Aim: Starting at the first line of the listing below, retype each line up to and including the one that contains "let c_max = [0.4312, 0.4517, 0.4539, 0.4492];". Leave pictures out.

Data lines:

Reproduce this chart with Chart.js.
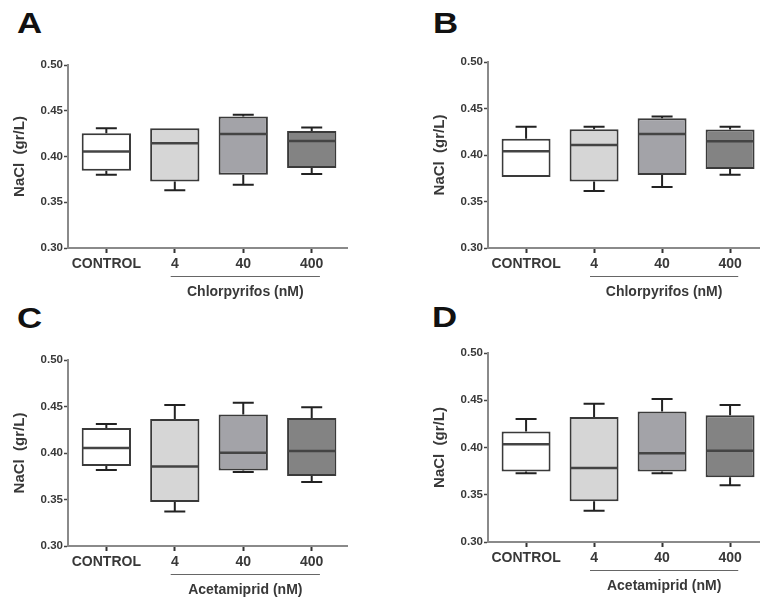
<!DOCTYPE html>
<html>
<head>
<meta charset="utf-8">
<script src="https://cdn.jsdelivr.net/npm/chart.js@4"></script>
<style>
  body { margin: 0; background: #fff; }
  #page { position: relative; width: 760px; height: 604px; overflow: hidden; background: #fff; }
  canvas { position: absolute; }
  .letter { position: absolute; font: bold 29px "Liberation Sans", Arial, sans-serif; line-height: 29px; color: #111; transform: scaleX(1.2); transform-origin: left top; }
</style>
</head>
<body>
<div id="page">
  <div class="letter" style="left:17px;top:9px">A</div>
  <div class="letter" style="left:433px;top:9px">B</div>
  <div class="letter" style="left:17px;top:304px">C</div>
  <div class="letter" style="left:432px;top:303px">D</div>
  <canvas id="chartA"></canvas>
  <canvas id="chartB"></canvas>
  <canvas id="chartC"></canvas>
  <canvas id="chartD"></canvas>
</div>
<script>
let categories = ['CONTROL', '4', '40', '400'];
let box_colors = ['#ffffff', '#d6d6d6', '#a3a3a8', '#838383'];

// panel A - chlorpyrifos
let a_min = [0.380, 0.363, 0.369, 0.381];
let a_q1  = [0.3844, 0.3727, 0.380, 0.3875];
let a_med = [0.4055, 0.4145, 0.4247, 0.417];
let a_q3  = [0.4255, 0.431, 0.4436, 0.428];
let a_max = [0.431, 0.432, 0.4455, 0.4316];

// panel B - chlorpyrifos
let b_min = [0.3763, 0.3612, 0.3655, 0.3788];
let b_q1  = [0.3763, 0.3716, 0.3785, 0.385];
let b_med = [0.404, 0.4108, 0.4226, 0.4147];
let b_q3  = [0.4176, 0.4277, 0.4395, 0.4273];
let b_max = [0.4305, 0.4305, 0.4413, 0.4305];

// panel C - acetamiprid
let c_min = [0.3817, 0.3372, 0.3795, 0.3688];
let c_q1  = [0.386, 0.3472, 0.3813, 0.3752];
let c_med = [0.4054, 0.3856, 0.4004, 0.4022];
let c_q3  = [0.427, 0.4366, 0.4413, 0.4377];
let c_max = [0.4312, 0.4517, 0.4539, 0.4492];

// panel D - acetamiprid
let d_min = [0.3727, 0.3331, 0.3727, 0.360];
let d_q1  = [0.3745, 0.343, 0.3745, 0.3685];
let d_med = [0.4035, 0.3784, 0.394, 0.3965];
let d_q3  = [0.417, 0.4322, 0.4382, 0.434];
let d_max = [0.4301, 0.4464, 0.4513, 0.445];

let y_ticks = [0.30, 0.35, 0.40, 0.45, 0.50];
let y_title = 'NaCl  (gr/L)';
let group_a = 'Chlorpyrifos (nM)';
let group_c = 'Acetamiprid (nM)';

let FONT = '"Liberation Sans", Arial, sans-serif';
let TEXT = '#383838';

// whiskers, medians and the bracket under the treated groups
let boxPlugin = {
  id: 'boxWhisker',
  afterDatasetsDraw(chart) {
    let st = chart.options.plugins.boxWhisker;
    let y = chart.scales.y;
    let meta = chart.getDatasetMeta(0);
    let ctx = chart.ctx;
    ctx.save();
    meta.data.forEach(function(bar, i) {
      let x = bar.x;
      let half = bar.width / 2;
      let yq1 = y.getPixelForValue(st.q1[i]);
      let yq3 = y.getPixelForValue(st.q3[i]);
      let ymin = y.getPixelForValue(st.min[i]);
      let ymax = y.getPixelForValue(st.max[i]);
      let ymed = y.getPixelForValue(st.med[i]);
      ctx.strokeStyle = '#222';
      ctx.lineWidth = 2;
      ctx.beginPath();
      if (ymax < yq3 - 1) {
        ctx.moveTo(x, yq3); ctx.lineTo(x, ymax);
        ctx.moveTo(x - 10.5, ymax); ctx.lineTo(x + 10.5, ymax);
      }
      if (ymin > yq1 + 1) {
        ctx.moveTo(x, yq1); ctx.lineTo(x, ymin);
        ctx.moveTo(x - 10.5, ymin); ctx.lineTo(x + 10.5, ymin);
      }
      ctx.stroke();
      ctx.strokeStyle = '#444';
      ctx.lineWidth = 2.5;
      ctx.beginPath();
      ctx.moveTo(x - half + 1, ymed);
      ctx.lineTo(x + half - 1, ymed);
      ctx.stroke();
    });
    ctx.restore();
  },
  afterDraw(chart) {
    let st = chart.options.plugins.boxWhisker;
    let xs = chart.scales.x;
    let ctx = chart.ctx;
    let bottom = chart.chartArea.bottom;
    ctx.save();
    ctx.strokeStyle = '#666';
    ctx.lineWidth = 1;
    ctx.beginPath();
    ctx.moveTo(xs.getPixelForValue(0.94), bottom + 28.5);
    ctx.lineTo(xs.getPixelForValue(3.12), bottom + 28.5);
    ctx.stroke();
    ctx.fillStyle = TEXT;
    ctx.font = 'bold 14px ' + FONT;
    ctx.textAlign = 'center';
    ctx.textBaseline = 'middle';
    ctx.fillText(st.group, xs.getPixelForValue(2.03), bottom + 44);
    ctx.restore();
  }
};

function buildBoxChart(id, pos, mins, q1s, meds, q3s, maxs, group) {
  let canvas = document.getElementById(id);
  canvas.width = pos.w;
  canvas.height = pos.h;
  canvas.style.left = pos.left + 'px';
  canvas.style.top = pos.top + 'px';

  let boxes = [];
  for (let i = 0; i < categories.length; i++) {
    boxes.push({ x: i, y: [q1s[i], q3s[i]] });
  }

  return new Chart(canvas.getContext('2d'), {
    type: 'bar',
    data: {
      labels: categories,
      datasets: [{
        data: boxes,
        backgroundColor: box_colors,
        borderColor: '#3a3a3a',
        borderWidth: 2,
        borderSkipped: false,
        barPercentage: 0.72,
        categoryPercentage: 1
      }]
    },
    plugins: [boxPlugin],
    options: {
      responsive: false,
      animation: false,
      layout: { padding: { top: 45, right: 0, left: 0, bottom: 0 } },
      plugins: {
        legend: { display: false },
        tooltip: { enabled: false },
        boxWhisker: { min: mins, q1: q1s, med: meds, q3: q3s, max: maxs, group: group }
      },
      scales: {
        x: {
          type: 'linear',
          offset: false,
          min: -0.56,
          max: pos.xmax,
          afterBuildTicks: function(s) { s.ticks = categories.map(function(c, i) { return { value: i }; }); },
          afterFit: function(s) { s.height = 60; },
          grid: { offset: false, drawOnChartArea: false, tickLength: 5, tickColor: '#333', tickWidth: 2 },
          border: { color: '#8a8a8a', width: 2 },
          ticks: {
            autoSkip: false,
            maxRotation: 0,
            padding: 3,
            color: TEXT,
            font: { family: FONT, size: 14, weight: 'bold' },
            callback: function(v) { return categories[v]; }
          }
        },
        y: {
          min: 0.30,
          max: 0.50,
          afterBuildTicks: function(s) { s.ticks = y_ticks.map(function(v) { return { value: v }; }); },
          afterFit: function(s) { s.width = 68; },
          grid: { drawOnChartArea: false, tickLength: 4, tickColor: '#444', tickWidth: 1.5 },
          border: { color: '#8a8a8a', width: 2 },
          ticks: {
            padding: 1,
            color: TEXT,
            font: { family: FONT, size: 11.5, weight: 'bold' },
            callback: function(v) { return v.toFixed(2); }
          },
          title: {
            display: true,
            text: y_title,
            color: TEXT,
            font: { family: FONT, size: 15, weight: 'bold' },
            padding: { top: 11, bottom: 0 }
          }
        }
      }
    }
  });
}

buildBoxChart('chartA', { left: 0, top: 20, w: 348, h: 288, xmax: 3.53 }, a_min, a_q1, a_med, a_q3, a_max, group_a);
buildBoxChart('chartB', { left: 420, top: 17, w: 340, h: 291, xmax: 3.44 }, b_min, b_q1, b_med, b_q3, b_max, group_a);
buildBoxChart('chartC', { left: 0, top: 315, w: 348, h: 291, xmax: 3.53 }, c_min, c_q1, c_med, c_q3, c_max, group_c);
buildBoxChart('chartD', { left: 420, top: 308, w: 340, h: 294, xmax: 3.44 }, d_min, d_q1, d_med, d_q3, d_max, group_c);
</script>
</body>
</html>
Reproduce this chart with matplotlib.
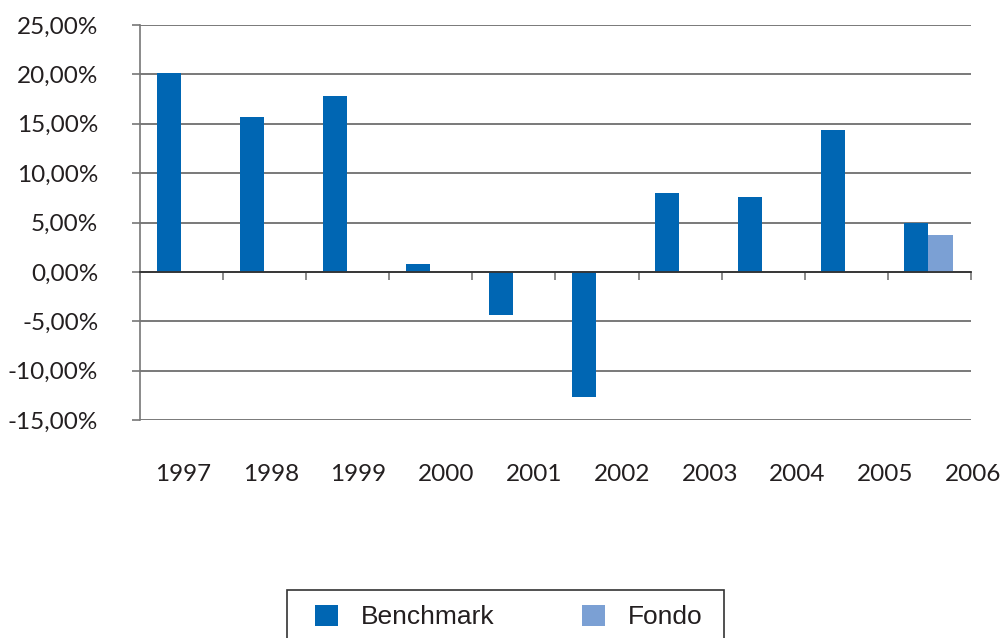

Reply to the task:
Reproduce this chart with Chart.js.
<!DOCTYPE html>
<html>
<head>
<meta charset="utf-8">
<script src="https://cdn.jsdelivr.net/npm/chart.js@4"></script>
<style>
  body { margin: 0; background: #fff; }
  #page { position: relative; width: 760px; height: 604px; overflow: hidden; background: #fff; }
  canvas { position: absolute; }
  .letter { position: absolute; font: bold 29px "Liberation Sans", Arial, sans-serif; line-height: 29px; color: #111; transform: scaleX(1.2); transform-origin: left top; }
</style>
</head>
<body>
<div id="page">
  <div class="letter" style="left:17px;top:9px">A</div>
  <div class="letter" style="left:433px;top:9px">B</div>
  <div class="letter" style="left:17px;top:304px">C</div>
  <div class="letter" style="left:432px;top:303px">D</div>
  <canvas id="chartA"></canvas>
  <canvas id="chartB"></canvas>
  <canvas id="chartC"></canvas>
  <canvas id="chartD"></canvas>
</div>
<script>
let categories = ['CONTROL', '4', '40', '400'];
let box_colors = ['#ffffff', '#d6d6d6', '#a3a3a8', '#838383'];

// panel A - chlorpyrifos
let a_min = [0.380, 0.363, 0.369, 0.381];
let a_q1  = [0.3844, 0.3727, 0.380, 0.3875];
let a_med = [0.4055, 0.4145, 0.4247, 0.417];
let a_q3  = [0.4255, 0.431, 0.4436, 0.428];
let a_max = [0.431, 0.432, 0.4455, 0.4316];

// panel B - chlorpyrifos
let b_min = [0.3763, 0.3612, 0.3655, 0.3788];
let b_q1  = [0.3763, 0.3716, 0.3785, 0.385];
let b_med = [0.404, 0.4108, 0.4226, 0.4147];
let b_q3  = [0.4176, 0.4277, 0.4395, 0.4273];
let b_max = [0.4305, 0.4305, 0.4413, 0.4305];

// panel C - acetamiprid
let c_min = [0.3817, 0.3372, 0.3795, 0.3688];
let c_q1  = [0.386, 0.3472, 0.3813, 0.3752];
let c_med = [0.4054, 0.3856, 0.4004, 0.4022];
let c_q3  = [0.427, 0.4366, 0.4413, 0.4377];
let c_max = [0.4312, 0.4517, 0.4539, 0.4492];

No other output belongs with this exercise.